The trigger for the story came only a few years ago, however, when Linda came across a “shocking but fascinating” fact. In 1541, Henry ordered that all Welsh ponies below the size of 15 hands, more or less, be destroyed.
“I imagined the terrible scenes where smaller ponies were hunted down… Since I would be playing with history in Longbow Girl, I wanted to draw on the incredibly rich, vivid and magical history that still lives in these parts of Wales.”
Is there much of her in Merry?
“Oh yes. That’s the joy of being an author: living out a multitude of other lives! There’s a lot of me in Merry – or maybe wish fulfilment of things I would have liked to have done that Merry gets to do, like travel back in time.
“But, like Merry, I did spend much of my childhood roaming the wild Welsh hills on my Welsh Section B pony, Jacintha, and shooting arrows with my older brother, Kenneth, who also had a longbow.
“We would shoot cans off walls and also, somewhat unfortunately, we would aim for the high wires on the electricity pylons. Happily, we missed!”
Archery is still a passion. For Christmas, 2013, Rupert bought his wife a longbow, built by an expert in Herefordshire. It’s called Huntress.
“I practise every few weeks. I wish I could say I can consistently hit an empty can on a wall 50m away… but I’d be lying!

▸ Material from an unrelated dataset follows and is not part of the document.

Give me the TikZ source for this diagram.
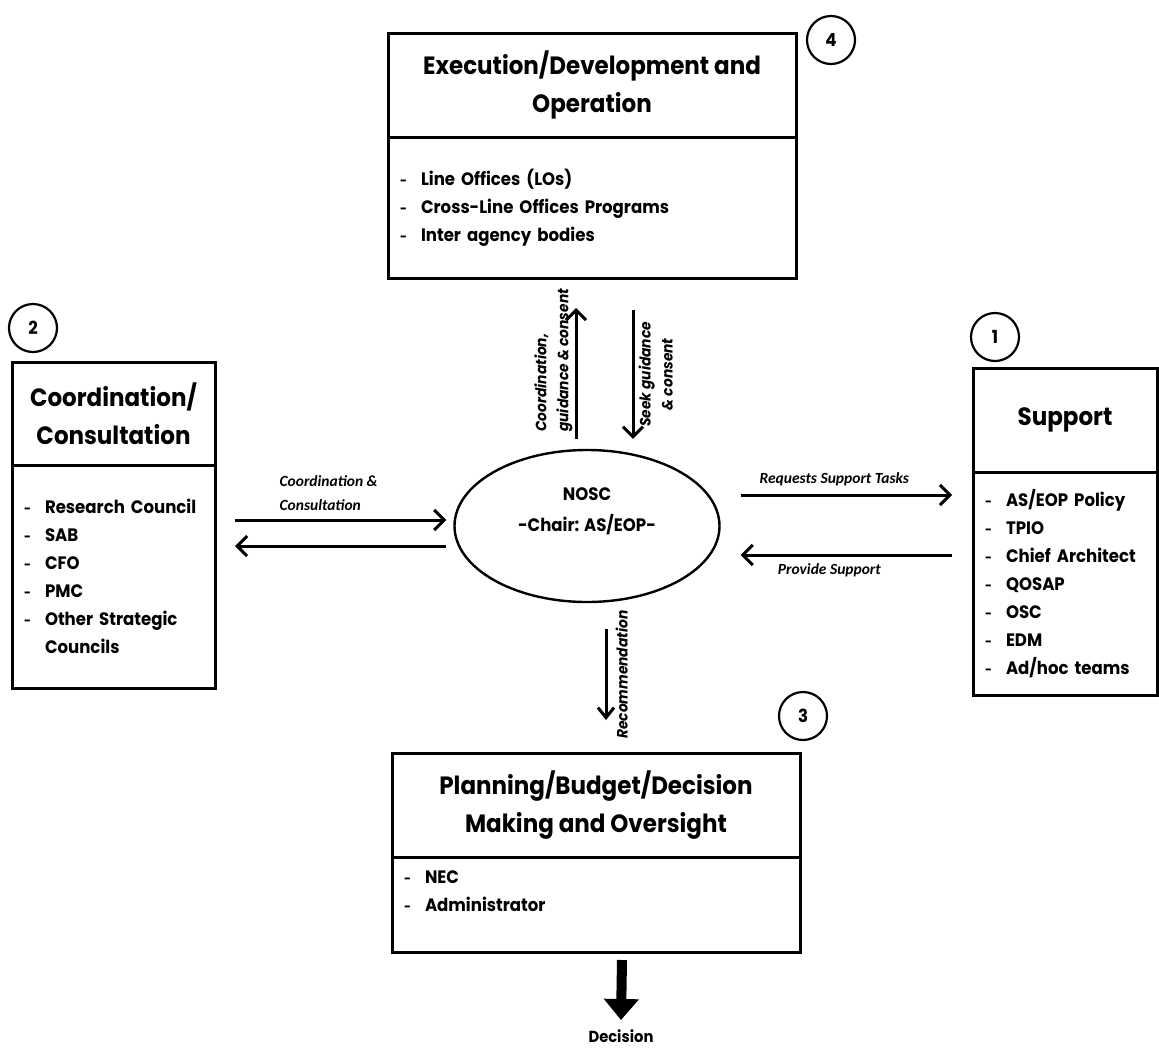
\documentclass[tikz,border=0pt]{standalone}
\usepackage{fontspec}
\usepackage{tikz}
\usetikzlibrary{positioning,arrows.meta,shapes.geometric}

\newfontfamily\boxfont{Poppins}[FakeStretch=0.92]
\newfontfamily\labelfont{Carlito}
\newcommand{\bul}{\makebox[21pt][l]{\fontsize{13}{13}\selectfont -}}

\tikzset{
  titlebox/.style={draw, line width=3pt, outer sep=0pt, align=center, inner sep=0pt,
    font=\boxfont\bfseries\fontsize{25}{38}\selectfont},
  listbox/.style={draw, line width=3pt, outer sep=0pt, align=left, inner xsep=12pt,
    font=\boxfont\bfseries\fontsize{18}{28}\selectfont},
  numcircle/.style={circle, draw, line width=2.2pt, minimum size=48pt, inner sep=0pt,
    font=\boxfont\bfseries\fontsize{18}{18}\selectfont},
  flow/.style={line width=3pt, -{Straight Barb[length=10pt,width=20pt]}},
  flowlabel/.style={font=\labelfont\bfseries\itshape\fontsize{15.5}{24}\selectfont},
  sidelabel/.style={rotate=90, inner sep=2pt, font=\boxfont\bfseries\itshape\fontsize{15}{22}\selectfont},
}

\begin{document}
\begin{tikzpicture}[x=1pt, y=-1pt]
    \useasboundingbox (0,0) rectangle (1159,1050);

    % Execution / Development (4)
    \node[titlebox, minimum width=408pt, minimum height=104pt] (exec) at (592,85)
        {Execution/Development and\\Operation};
    \node[listbox, below=0pt of exec, text width=384pt, minimum height=141pt] (execlist)
        {\bul Line Offices (LOs)\\ \bul Cross-Line Offices Programs\\ \bul Inter agency bodies};
    \node[numcircle] (n4) at (831,40) {4};

    % Coordination / Consultation (2)
    \node[titlebox, minimum width=203pt, minimum height=103pt] (coord) at (113.5,413.5)
        {Coordination/\\Consultation};
    \node[listbox, below=0pt of coord, text width=179pt, minimum height=223pt] (coordlist)
        {\bul Research Council\\ \bul SAB\\ \bul CFO\\ \bul PMC\\ \bul Other Strategic\\ \hspace*{21pt}Councils};
    \node[numcircle] (n2) at (33,328) {2};

    % Support (1)
    \node[titlebox, minimum width=184pt, minimum height=104pt] (support) at (1065,420) {Support};
    \node[listbox, below=0pt of support, text width=160pt, minimum height=223pt] (suplist)
        {\bul AS/EOP Policy\\ \bul TPIO\\ \bul Chief Architect\\ \bul QOSAP\\ \bul OSC\\ \bul EDM\\ \bul Ad/hoc teams};
    \node[numcircle] (n1) at (995,337) {1};

    % Planning / Budget (3)
    \node[titlebox, minimum width=408pt, minimum height=104pt] (plan) at (596,805)
        {Planning/Budget/Decision\\Making and Oversight};
    \node[listbox, below=0pt of plan, text width=384pt, minimum height=95pt, text depth=54pt] (planlist)
        {\bul NEC\\ \bul Administrator};
    \node[numcircle] (n3) at (803,716) {3};

    % NOSC
    \node[ellipse, draw, line width=2.4pt, minimum width=265pt, minimum height=152pt, align=center,
        text depth=32pt, font=\boxfont\bfseries\fontsize{18}{31}\selectfont] (nosc) at (587,526)
        {NOSC\\-Chair: AS/EOP-};

    % Arrows
    \draw[flow] ([xshift=20pt,yshift=-55pt]coordlist.north east) --
        node[flowlabel, above=5pt, xshift=-12pt, align=left] {Coordination \&\\Consultation}
        ([xshift=-7pt,yshift=6pt]nosc.west);
    \draw[flow] ([xshift=-7pt,yshift=-20pt]nosc.west) -- ([xshift=20pt,yshift=-81pt]coordlist.north east);
    \draw[flow] ([xshift=20pt,yshift=31pt]nosc.east) --
        node[flowlabel, above=4pt, xshift=-12pt] {Requests Support Tasks}
        ([xshift=-21pt,yshift=-23pt]suplist.north west);
    \draw[flow] ([xshift=-21pt,yshift=-83pt]suplist.north west) --
        node[flowlabel, below=4pt, xshift=-17pt] {Provide Support}
        ([xshift=20pt,yshift=-29pt]nosc.east);
    \draw[flow] ([xshift=-11pt,yshift=10pt]nosc.north) --
        node[sidelabel, pos=0.6, anchor=south, align=left] {Coordination,\\guidance \& consent}
        ([xshift=-16pt,yshift=-30pt]execlist.south);
    \draw[flow] ([xshift=41pt,yshift=-32pt]execlist.south) --
        node[sidelabel, midway, anchor=north, inner sep=4pt, align=center] {Seek guidance\\\& consent}
        ([xshift=46pt,yshift=10pt]nosc.north);
    \draw[flow, -{Straight Barb[length=10pt,width=16pt]}] ([xshift=19pt,yshift=-26pt]nosc.south) --
        node[sidelabel, midway, anchor=north, inner sep=8pt] {Recommendation}
        ([xshift=10pt,yshift=33pt]plan.north);

    % Decision
    \node[font=\boxfont\bfseries\fontsize{16}{16}\selectfont] (decision) at (621,1036) {Decision};
    \draw[line width=10pt, -{Triangle[length=21pt,width=34pt]}] ([xshift=26pt,yshift=-8pt]planlist.south)
        -- ([yshift=6pt]decision.north);
\end{tikzpicture}
\end{document}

“I can consistently hit my standard archery target from 50m away and if I sneak a bit closer I can periodically get a bull’s-eye or what archers insist on calling the ‘gold’ at the centre of the target.
“I have loved shooting a bow and arrow since I was a little girl. I had three older brothers and my father very much brought me up as a boy.
“My mother did the usual girly (and wonderful) things with me but my father taught me how to fight and a lot of other boy things, and also for my eighth birthday gave me my first longbow.
“There’s something very satisfying about using a long, slender piece of wood, and a shorter pointed piece of wood with feathers, and a bit of skill and strength, to hit a target.
“Longbows were and still are lethal weapons. They changed the course of history; they won unwinnable wars. In a weird way you feel like just by picking one up you are stepping back in time.”
What’s next, writing-wise?
“I am plotting and planning my next book for children. My publisher has encouraged me to write another book set in Wales. I am researching actively at the moment and will go on a research trip to Pembrokeshire in the autumn.”
Speaking of places and geography, isn’t she ever tempted to put Suffolk on hold and flee once more for the sun of Dubai? Our weather is not consistently warm, is it? Or even consistent.
“I loved living in Dubai, but I love living in Suffolk even more. And I say this with the rain teeming down and a fleece jacket on! I love the greenery, I love the peace, I love the sea and the dazzling light here. The people aren’t bad either.”
What kind of reaction has she had to Hostage and Ark Storm over the past year?
Has the latter woken us up to the possibilities of something bad happening – an extreme weather catastrophe combined with an act of terrorism – or do we just coast along, head in the sand?
“I have wonderful reactions to both books. I think Hostage struck a chord with many people who were appalled and fascinated by the ease with which your life can switch from normal, happy, safe to being in extreme peril.
“We all wonder how we would cope in extreme circumstances and I think I took many readers on a journey with me.
“I think Ark Storm has opened people’s eyes to a new vulnerability to extreme climatic conditions. It is based on real science: check out www.Arkstorm.com to read about the atmospheric rivers and biblical floods which are forecast to hit California in the near future.”
When we met last year and talked about global terrorism, I described Linda as a happy optimist. She spoke about de-radicalisation programmes and other things that might bear fruit. Since then, we’ve seen even more terrible atrocities. What does she think?
“I’m a bit more pessimistic, I’m afraid, after the rise of IS...”
Longbow Girl is published by Chicken House Books, at £6.99.